EXERCISE BRIEF: Retype only what runs from the beginning of the data through the line with "(perfil) at (430,334)"; please omit the pictures and keep every line exact.

RECORDED DATA:
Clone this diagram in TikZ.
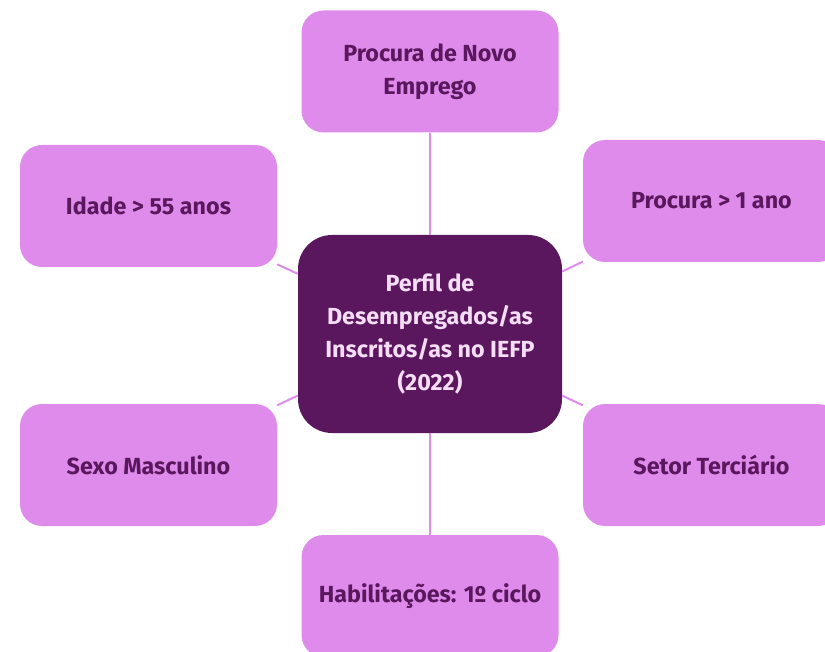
\documentclass[tikz,border=0pt]{standalone}
\usepackage{fontspec}
\setmainfont{Fira Sans}
\usetikzlibrary{positioning}

\definecolor{perfildark}{HTML}{5A175D}
\definecolor{perfillight}{HTML}{DF8BEB}
\definecolor{perfiltext}{HTML}{F6DDF6}

\begin{document}
\begin{tikzpicture}[
        x=1pt, y=-1pt,
        font=\bfseries\fontsize{23.3}{33}\selectfont,
        link/.style={draw=perfillight, line width=2pt},
        center/.style={fill=perfildark, text=perfiltext, rounded corners=34pt,
                      minimum width=264pt, minimum height=198pt, align=center},
        factor/.style={fill=perfillight, text=perfildark, rounded corners=22pt,
                      minimum width=257pt, minimum height=122pt, align=center}
    ]
        \clip (0,0) rectangle (825,652);

        \node[center] (perfil) at (430,334) {Perfil de\\Desempregados/as\\Inscritos/as no IEFP\\(2022)};

        \node[factor] (emprego) at (430,71.5) {Procura de Novo\\Emprego};
        \node[factor] (idade) at (148.5,206) {Idade > 55 anos};
        \node[factor] (procura) at (711.5,201) {Procura > 1 ano};
        \node[factor] (sexo) at (148.5,465) {Sexo Masculino};
        \node[factor] (setor) at (711.5,465) {Setor Terciário};
        \node[factor] (habil) at (430,596) {Habilitações: 1º ciclo};

        \draw[link] (perfil) -- (emprego);
        \draw[link] (perfil) -- (idade);
        \draw[link] (perfil) -- (procura);
        \draw[link] (perfil) -- (sexo);
        \draw[link] (perfil) -- (setor);
        \draw[link] (perfil) -- (habil);
    \end{tikzpicture}
\end{document}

FULL RESPONSE:
Clone this diagram in TikZ.
\documentclass[tikz,border=0pt]{standalone}
\usepackage{fontspec}
\setmainfont{Fira Sans}
\usetikzlibrary{positioning}

\definecolor{perfildark}{HTML}{5A175D}
\definecolor{perfillight}{HTML}{DF8BEB}
\definecolor{perfiltext}{HTML}{F6DDF6}

\begin{document}
\begin{tikzpicture}[
        x=1pt, y=-1pt,
        font=\bfseries\fontsize{23.3}{33}\selectfont,
        link/.style={draw=perfillight, line width=2pt},
        center/.style={fill=perfildark, text=perfiltext, rounded corners=34pt,
                      minimum width=264pt, minimum height=198pt, align=center},
        factor/.style={fill=perfillight, text=perfildark, rounded corners=22pt,
                      minimum width=257pt, minimum height=122pt, align=center}
    ]
        \clip (0,0) rectangle (825,652);

        \node[center] (perfil) at (430,334) {Perfil de\\Desempregados/as\\Inscritos/as no IEFP\\(2022)};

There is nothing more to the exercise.